De plus en plus insatiables au seuil d’une récession qui s’installe, et tentant de s’adjuger à leur profit les effets intrusifs de la débâcle des marchés financiers et l’effondrement brutal des valeurs (-20%), ces rois de la High Tech à l’appétit de goulu ont réussi à rafler à tour de bras et au creux de la vague une bonne partie de leurs actions, pariant sur un prompt rebondissement des marchés qui propulserait leurs groupes au sommet des plus grosses capitalisations boursières du monde.

Les résultats et les chiffres sont pour le moins impressionnants : la capitalisation boursière de tous les GAFAM réunis avec Apple en tête,  a surpassé par 3 fois celle de l’ensemble du CAC 40, sans doute la meilleure performance réalisée au cours de la plus vaste crise économique et financière que le monde ait connue depuis les 150 dernières années.

Ce modèle économique de création de valeurs par la recherche de profit n’est pas sans rappeler aussi les retentissantes manœuvres spéculatives de certains pays du golfe dont l’Arabie saoudite, Abu Dhabi et le Qatar.
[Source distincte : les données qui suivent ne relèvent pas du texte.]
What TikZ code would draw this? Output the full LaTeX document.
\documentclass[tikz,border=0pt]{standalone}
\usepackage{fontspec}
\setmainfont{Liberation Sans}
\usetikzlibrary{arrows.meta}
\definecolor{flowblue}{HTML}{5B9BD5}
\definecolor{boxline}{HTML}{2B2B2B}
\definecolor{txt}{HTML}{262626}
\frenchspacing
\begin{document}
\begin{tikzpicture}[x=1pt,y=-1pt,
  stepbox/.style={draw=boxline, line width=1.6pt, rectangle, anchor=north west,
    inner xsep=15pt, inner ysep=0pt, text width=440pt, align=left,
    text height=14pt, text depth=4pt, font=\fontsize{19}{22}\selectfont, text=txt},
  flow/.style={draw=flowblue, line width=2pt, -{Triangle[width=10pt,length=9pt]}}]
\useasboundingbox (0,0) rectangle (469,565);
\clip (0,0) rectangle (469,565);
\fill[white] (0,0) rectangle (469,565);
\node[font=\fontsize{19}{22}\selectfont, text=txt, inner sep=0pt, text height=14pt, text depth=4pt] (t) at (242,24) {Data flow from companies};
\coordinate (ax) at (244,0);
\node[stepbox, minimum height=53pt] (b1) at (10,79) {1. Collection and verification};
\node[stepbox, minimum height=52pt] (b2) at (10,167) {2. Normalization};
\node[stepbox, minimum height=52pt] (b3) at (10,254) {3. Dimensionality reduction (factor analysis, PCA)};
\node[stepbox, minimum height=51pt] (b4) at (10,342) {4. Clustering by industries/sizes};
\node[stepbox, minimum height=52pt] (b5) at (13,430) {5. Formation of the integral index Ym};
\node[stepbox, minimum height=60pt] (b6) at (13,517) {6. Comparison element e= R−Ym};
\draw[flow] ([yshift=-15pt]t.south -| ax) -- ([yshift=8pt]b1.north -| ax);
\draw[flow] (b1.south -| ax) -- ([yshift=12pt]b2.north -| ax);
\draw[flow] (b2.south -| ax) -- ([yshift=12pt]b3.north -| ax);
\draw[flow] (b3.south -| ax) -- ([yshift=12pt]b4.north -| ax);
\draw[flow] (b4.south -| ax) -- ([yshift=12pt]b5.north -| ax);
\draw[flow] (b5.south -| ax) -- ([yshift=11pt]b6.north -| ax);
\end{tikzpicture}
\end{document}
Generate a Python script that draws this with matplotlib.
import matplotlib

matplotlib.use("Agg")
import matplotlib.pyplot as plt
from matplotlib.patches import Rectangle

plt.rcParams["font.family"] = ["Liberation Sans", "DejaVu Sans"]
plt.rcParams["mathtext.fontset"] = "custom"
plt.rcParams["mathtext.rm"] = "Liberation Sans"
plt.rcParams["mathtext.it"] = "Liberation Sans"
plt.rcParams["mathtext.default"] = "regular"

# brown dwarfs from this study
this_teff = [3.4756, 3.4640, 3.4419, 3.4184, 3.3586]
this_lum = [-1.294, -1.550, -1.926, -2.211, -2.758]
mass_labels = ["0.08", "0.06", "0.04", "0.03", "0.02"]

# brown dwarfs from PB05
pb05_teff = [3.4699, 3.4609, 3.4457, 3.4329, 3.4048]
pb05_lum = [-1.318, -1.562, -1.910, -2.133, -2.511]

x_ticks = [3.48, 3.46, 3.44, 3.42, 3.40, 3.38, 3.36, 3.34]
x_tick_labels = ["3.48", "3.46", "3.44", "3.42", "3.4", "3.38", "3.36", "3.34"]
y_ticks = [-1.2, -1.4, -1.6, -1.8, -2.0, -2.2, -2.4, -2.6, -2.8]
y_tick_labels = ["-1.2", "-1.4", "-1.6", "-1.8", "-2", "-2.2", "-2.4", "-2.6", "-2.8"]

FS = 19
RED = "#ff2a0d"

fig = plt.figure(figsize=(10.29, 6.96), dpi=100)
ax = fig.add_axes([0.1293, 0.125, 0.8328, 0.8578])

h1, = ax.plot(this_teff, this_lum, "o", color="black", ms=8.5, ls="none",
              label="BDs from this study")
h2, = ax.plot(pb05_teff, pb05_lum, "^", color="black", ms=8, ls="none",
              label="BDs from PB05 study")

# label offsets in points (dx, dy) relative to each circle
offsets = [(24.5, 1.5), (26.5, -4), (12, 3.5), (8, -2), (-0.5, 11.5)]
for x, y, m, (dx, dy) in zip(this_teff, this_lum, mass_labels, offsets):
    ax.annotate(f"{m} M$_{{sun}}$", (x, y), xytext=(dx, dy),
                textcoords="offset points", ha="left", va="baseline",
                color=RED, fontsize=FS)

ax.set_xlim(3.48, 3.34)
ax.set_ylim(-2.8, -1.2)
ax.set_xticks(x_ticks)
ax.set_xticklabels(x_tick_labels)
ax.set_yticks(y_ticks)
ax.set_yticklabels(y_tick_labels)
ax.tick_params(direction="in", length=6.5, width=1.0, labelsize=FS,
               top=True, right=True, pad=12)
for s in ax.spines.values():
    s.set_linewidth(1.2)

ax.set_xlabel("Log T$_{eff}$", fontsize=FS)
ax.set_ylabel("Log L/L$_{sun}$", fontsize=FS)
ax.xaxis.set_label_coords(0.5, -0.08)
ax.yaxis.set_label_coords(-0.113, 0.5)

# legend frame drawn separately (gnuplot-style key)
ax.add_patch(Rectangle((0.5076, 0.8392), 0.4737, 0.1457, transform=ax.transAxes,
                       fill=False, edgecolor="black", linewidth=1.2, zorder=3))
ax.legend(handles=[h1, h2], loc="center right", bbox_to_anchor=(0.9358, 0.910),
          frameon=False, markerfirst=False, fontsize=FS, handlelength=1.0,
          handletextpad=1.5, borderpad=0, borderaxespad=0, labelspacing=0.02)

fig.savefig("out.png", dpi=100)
Dès le début de la pandémie, ces avatars des pétromonarchies dont rien ne semblait pouvoir calmer les ardeurs, ont tenu mordicus à diversifier leurs sources de revenus en incluant  dans leur liste de shopping les affaires les plus fragilisées ou proches de la faillite.

La plus part des entreprises tombées dans leur escarcelle, opéraient dans les secteurs les plus dévastés de l’économie comme le transport aérien, l’industrie pétrolière, l’hôtellerie, ou encore le non moins juteux business du sport. Le total des fonds souverains alloués à ces opérations se montait à plusieurs centaines de milliards de dollars d’investissements étrangers.

Mais gardons la tête froide et retournons à notre réalité quotidienne amère et choquante, et au virus qui n’en finit pas de muter faisant de plus en plus de victimes dans le monde. Aux responsables œuvrant dans les hautes sphères de la politique et la santé, d’élaborer les stratégies les plus à même d’incarner les réponses idoines pour venir à bout de ce fléau.

Penser la pandémie et la manière de l’éradiquer, c’est aussi penser les déchirures et les drames qu’elle a engendrés.

L’épidémie ne peut se réduire à sa seule dimension biologique, elle est aussi une pathologie économique, politique et sociale. Un mal cruel qui peut être à l’aune d’une violence sociale inouïe frappant partout et sans discrimination.

Riches ou pauvres, nous sommes désormais tous concernés, qu'on se le dise !

En attendant le retour à la normalité à laquelle nous aspirons tous, prêtons notre total soutien aux plus sinistrés, et faisons de notre mieux pour que le malheur des uns ne fasse pas toujours le bonheur des autres.